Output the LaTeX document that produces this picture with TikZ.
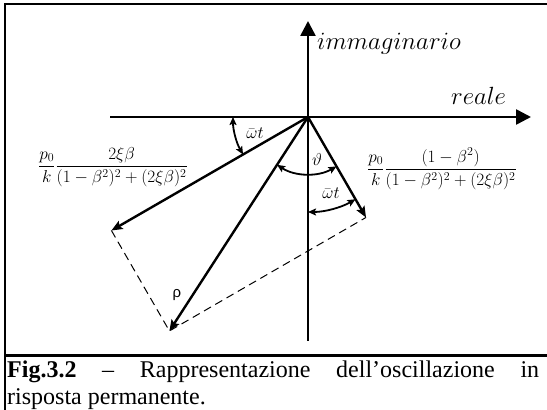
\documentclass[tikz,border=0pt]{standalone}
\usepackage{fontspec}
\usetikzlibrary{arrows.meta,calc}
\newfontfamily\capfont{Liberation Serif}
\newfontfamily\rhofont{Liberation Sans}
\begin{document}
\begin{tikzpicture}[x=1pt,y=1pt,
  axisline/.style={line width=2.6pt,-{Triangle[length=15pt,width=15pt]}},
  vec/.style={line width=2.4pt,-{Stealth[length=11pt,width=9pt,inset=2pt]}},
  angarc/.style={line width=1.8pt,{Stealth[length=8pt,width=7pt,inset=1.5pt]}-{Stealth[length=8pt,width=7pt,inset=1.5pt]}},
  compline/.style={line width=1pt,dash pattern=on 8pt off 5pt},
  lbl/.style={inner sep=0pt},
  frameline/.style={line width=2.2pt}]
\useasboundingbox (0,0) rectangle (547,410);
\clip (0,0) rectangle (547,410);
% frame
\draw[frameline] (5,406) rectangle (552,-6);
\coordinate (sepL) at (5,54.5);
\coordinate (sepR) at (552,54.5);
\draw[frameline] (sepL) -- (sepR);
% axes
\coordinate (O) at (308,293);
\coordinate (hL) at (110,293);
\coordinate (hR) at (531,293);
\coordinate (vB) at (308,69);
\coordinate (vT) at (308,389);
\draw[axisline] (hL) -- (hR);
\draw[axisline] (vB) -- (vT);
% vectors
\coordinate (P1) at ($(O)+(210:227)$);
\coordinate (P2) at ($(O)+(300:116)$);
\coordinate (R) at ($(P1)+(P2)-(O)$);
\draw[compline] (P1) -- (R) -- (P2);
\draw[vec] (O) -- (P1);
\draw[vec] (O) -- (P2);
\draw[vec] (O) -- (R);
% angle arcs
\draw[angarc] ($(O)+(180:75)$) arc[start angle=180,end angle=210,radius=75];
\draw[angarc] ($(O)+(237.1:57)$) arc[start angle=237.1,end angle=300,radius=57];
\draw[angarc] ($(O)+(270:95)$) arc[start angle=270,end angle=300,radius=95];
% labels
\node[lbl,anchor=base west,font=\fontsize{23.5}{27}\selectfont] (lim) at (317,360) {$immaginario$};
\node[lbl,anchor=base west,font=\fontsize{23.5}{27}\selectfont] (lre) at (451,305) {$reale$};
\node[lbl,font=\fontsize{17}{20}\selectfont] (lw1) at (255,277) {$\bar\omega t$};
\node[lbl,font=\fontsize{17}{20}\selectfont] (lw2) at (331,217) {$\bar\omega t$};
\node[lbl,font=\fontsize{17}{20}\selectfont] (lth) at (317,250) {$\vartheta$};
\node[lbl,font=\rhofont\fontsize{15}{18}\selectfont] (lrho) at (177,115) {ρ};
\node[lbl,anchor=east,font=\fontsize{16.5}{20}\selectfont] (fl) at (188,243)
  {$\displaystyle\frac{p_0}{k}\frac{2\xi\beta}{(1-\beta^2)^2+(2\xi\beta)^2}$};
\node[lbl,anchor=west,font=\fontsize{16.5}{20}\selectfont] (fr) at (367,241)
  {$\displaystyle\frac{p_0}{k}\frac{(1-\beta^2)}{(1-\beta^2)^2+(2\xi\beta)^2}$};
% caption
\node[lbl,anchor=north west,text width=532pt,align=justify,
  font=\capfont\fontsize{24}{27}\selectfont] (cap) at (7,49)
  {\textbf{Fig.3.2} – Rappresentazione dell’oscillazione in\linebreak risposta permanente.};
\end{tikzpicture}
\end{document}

***

### Stated goal:
Copy all the data exactly as written, but skip any picture.

### Full response:
Output the LaTeX document that produces this picture with TikZ.
\documentclass[tikz,border=0pt]{standalone}
\usepackage{fontspec}
\usetikzlibrary{arrows.meta,calc}
\newfontfamily\capfont{Liberation Serif}
\newfontfamily\rhofont{Liberation Sans}
\begin{document}
\begin{tikzpicture}[x=1pt,y=1pt,
  axisline/.style={line width=2.6pt,-{Triangle[length=15pt,width=15pt]}},
  vec/.style={line width=2.4pt,-{Stealth[length=11pt,width=9pt,inset=2pt]}},
  angarc/.style={line width=1.8pt,{Stealth[length=8pt,width=7pt,inset=1.5pt]}-{Stealth[length=8pt,width=7pt,inset=1.5pt]}},
  compline/.style={line width=1pt,dash pattern=on 8pt off 5pt},
  lbl/.style={inner sep=0pt},
  frameline/.style={line width=2.2pt}]
\useasboundingbox (0,0) rectangle (547,410);
\clip (0,0) rectangle (547,410);
% frame
\draw[frameline] (5,406) rectangle (552,-6);
\coordinate (sepL) at (5,54.5);
\coordinate (sepR) at (552,54.5);
\draw[frameline] (sepL) -- (sepR);
% axes
\coordinate (O) at (308,293);
\coordinate (hL) at (110,293);
\coordinate (hR) at (531,293);
\coordinate (vB) at (308,69);
\coordinate (vT) at (308,389);
\draw[axisline] (hL) -- (hR);
\draw[axisline] (vB) -- (vT);
% vectors
\coordinate (P1) at ($(O)+(210:227)$);
\coordinate (P2) at ($(O)+(300:116)$);
\coordinate (R) at ($(P1)+(P2)-(O)$);
\draw[compline] (P1) -- (R) -- (P2);
\draw[vec] (O) -- (P1);
\draw[vec] (O) -- (P2);
\draw[vec] (O) -- (R);
% angle arcs
\draw[angarc] ($(O)+(180:75)$) arc[start angle=180,end angle=210,radius=75];
\draw[angarc] ($(O)+(237.1:57)$) arc[start angle=237.1,end angle=300,radius=57];
\draw[angarc] ($(O)+(270:95)$) arc[start angle=270,end angle=300,radius=95];
% labels
\node[lbl,anchor=base west,font=\fontsize{23.5}{27}\selectfont] (lim) at (317,360) {$immaginario$};
\node[lbl,anchor=base west,font=\fontsize{23.5}{27}\selectfont] (lre) at (451,305) {$reale$};
\node[lbl,font=\fontsize{17}{20}\selectfont] (lw1) at (255,277) {$\bar\omega t$};
\node[lbl,font=\fontsize{17}{20}\selectfont] (lw2) at (331,217) {$\bar\omega t$};
\node[lbl,font=\fontsize{17}{20}\selectfont] (lth) at (317,250) {$\vartheta$};
\node[lbl,font=\rhofont\fontsize{15}{18}\selectfont] (lrho) at (177,115) {ρ};
\node[lbl,anchor=east,font=\fontsize{16.5}{20}\selectfont] (fl) at (188,243)
  {$\displaystyle\frac{p_0}{k}\frac{2\xi\beta}{(1-\beta^2)^2+(2\xi\beta)^2}$};
\node[lbl,anchor=west,font=\fontsize{16.5}{20}\selectfont] (fr) at (367,241)
  {$\displaystyle\frac{p_0}{k}\frac{(1-\beta^2)}{(1-\beta^2)^2+(2\xi\beta)^2}$};
% caption
\node[lbl,anchor=north west,text width=532pt,align=justify,
  font=\capfont\fontsize{24}{27}\selectfont] (cap) at (7,49)
  {\textbf{Fig.3.2} – Rappresentazione dell’oscillazione in\linebreak risposta permanente.};
\end{tikzpicture}
\end{document}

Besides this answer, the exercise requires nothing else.